Annals of Neurology 2003 (Dec); 54 (6): 781–789
Daniel C. Lu MD, PhD Gideon M. Shaked PhD Eliezer Masliah MD Dale E. Bredesen MD Edward H. Koo MD
Department of Neurosciences,
University of California-San Diego,
9500 Gilman Drive,
Mail Code 0691, La Jolla, CA 92093-0691, USA.
The amyloid-beta protein precursor, a type 1 transmembrane protein, gives rise to the amyloid beta-protein, a neurotoxic peptide postulated to be involved in the pathogenesis of Alzheimer's disease.
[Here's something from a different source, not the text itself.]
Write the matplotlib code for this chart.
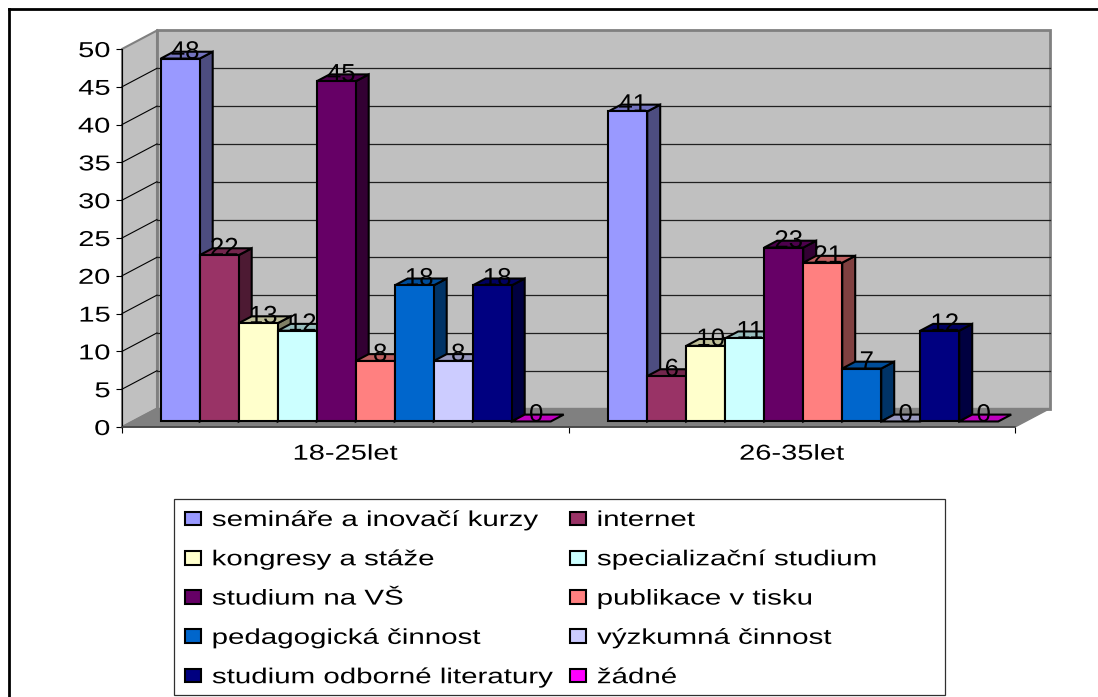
import matplotlib
matplotlib.use("Agg")
import matplotlib.pyplot as plt
import numpy as np
from matplotlib.patches import Patch, Polygon, Rectangle
from matplotlib.patheffects import AbstractPathEffect
from matplotlib.transforms import Affine2D

categories = ["18-25let", "26-35let"]
series = ["semináře a inovačí kurzy", "internet", "kongresy a stáže", "specializační studium",
          "studium na VŠ", "publikace v tisku", "pedagogická činnost", "výzkumná činnost",
          "studium odborné literatury", "žádné"]
young = [48, 22, 13, 12, 45, 8, 18, 8, 18, 0]
older = [41, 6, 10, 11, 23, 21, 7, 0, 12, 0]
colors = ["#9999FF", "#993366", "#FFFFCC", "#CCFFFF", "#660066",
          "#FF8080", "#0066CC", "#CCCCFF", "#000080", "#FF00FF"]
y_ticks = [0, 5, 10, 15, 20, 25, 30, 35, 40, 45, 50]

W, H = 1098, 697
plt.rcParams["font.family"] = ["Liberation Sans", "DejaVu Sans"]


# the original text is stretched sideways, this keeps it as normal text objects
class Stretch(AbstractPathEffect):
    def __init__(self, s, anchor="center"):
        super().__init__()
        self.s = s
        self.anchor = anchor

    def draw_path(self, renderer, gc, tpath, affine, rgbFace=None):
        box = tpath.get_extents()
        c = {"left": box.x0, "right": box.x1, "center": (box.x0 + box.x1) / 2}[self.anchor]
        t = Affine2D().translate(-c, 0).scale(self.s, 1).translate(c, 0)
        renderer.draw_path(gc, tpath, t + affine, rgbFace)


fig = plt.figure(figsize=(W / 100, H / 100), dpi=100, facecolor="white")
ax = fig.add_axes([122 / W, (H - 427) / H, 893 / W, 378 / H])
ax.set_xlim(0, 2)
ax.set_ylim(0, 50)
ax.patch.set_visible(False)

# px per data unit, used for the fake 3d depth
ux = 893 / 2
uy = 378 / 50
wall_dx, wall_dy = 35 / ux, 18.5 / uy
bar_w = 39 / ux
gap = (1 - 10 * bar_w) / 2
bar_d0, bar_d1 = 0.3, 0.67


def deep(x, y, d):
    return (x + d * wall_dx, y + d * wall_dy)


def poly(pts, fc, ec, lw, z):
    ax.add_patch(Polygon(pts, closed=True, facecolor=fc, edgecolor=ec, linewidth=lw,
                         zorder=z, clip_on=False, joinstyle="miter"))


# walls and floor
poly([(0, 0), deep(0, 0, 1), deep(0, 50, 1), (0, 50)], "#C0C0C0", "#808080", 1.5, 1)
poly([deep(0, 0, 1), deep(2, 0, 1), deep(2, 50, 1), deep(0, 50, 1)], "#C0C0C0", "#808080", 2, 1)
poly([(0, 0), (2, 0), deep(2, 0, 1), deep(0, 0, 1)], "#808080", "#808080", 1, 2)

for v in y_ticks[1:-1]:
    ax.plot([0, deep(0, v, 1)[0]], [v, deep(0, v, 1)[1]], color="black", lw=0.8, zorder=2, clip_on=False)
    ax.plot([deep(0, v, 1)[0], deep(2, v, 1)[0]], [deep(0, v, 1)[1]] * 2, color="#202020", lw=0.9, zorder=2, clip_on=False)

# bars and their labels
back_x = (bar_d1 - bar_d0) * wall_dx
back_y = (bar_d1 - bar_d0) * wall_dy
for c, values in enumerate([young, older]):
    for i, v in enumerate(values):
        rgb = np.array(matplotlib.colors.to_rgb(colors[i]))
        x0 = c + gap + i * bar_w + c / ux
        z = 3 + c * 10 + i * 0.1
        left, base = deep(x0, 0, bar_d0)
        right = left + bar_w
        top = base + v
        if v > 0:
            poly([(right, base), (right + back_x, base + back_y), (right + back_x, top + back_y), (right, top)],
                 rgb * 0.5, "black", 1.5, z)
        poly([(left, top), (right, top), (right + back_x, top + back_y), (left + back_x, top + back_y)],
             rgb * 0.75, "black", 1.5, z)
        if v > 0:
            poly([(left, base), (right, base), (right, top), (left, top)], colors[i], "black", 1.5, z)
        t = ax.text((left + right) / 2 + 5 / ux, top, str(v), fontsize=18, ha="center", va="baseline",
                    color="black", zorder=50, clip_on=False)
        t.set_path_effects([Stretch(1.03)])

# axes
for s in ["top", "right"]:
    ax.spines[s].set_visible(False)
ax.spines["left"].set_color("black")
ax.spines["left"].set_zorder(20)
ax.spines["bottom"].set_color("#404040")
ax.spines["bottom"].set_linewidth(1.2)
ax.spines["bottom"].set_zorder(20)
ax.set_yticks(y_ticks)
ax.set_xticks([0, 1, 2])
ax.set_xticklabels([])
ax.set_xticks([0.5, 1.5], minor=True)
ax.set_xticklabels(categories, minor=True)
ax.tick_params(axis="x", which="major", length=4.5, width=0.8, direction="out")
ax.tick_params(axis="x", which="minor", length=0, pad=12, labelsize=15.5)
ax.tick_params(axis="y", length=4.5, width=0.8, direction="out", pad=4, labelsize=15.5)
for t in ax.get_xticklabels(minor=True):
    t.set_path_effects([Stretch(1.35)])
for t in ax.get_yticklabels():
    t.set_path_effects([Stretch(1.35, "right")])

# legend, drawn row by row like the original
handles = [Patch(facecolor=col, edgecolor="black", linewidth=1.5) for col in colors]
order = list(range(0, 10, 2)) + list(range(1, 10, 2))
leg = fig.legend([handles[i] for i in order], [series[i] for i in order], ncol=2, frameon=False,
                 loc="upper left", bbox_to_anchor=(185 / W, 1 - 510 / H), fontsize=15.5, borderpad=0,
                 borderaxespad=0, handlelength=0.75, handleheight=0.6, handletextpad=0.51,
                 columnspacing=5.07, labelspacing=0.85)
for t in leg.get_texts():
    t.set_path_effects([Stretch(1.37, "left")])
fig.add_artist(Rectangle((174 / W, 1 - 695 / H), 771 / W, 196 / H, transform=fig.transFigure,
                         facecolor="none", edgecolor="#303030", linewidth=0.9))

# outer frame, only left and top are in the picture
fig.add_artist(plt.Line2D([9 / W, 9 / W], [0, 1 - 9 / H], color="black", lw=2))
fig.add_artist(plt.Line2D([9 / W, 1], [1 - 9 / H, 1 - 9 / H], color="black", lw=2))

fig.savefig("out.png", dpi=100)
Here, we show that soluble amyloid beta protein accelerates amyloid precursor protein complex formation, a process that contributes to neuronal cell death. The mechanism of cell death involves the recruitment of caspase-8 to the complex, followed by intracytoplasmic caspase cleavage of amyloid precursor protein. In vivo, the levels of soluble amyloid beta protein correlated with caspase-cleaved fragments of the amyloid precursor protein in brains of Alzheimer's disease subjects. These findings suggest that soluble amyloid beta protein-induced multimerization of the amyloid precursor protein may be another mechanism by which amyloid beta protein contributes to synapse loss and neuronal cell death seen in Alzheimer's disease.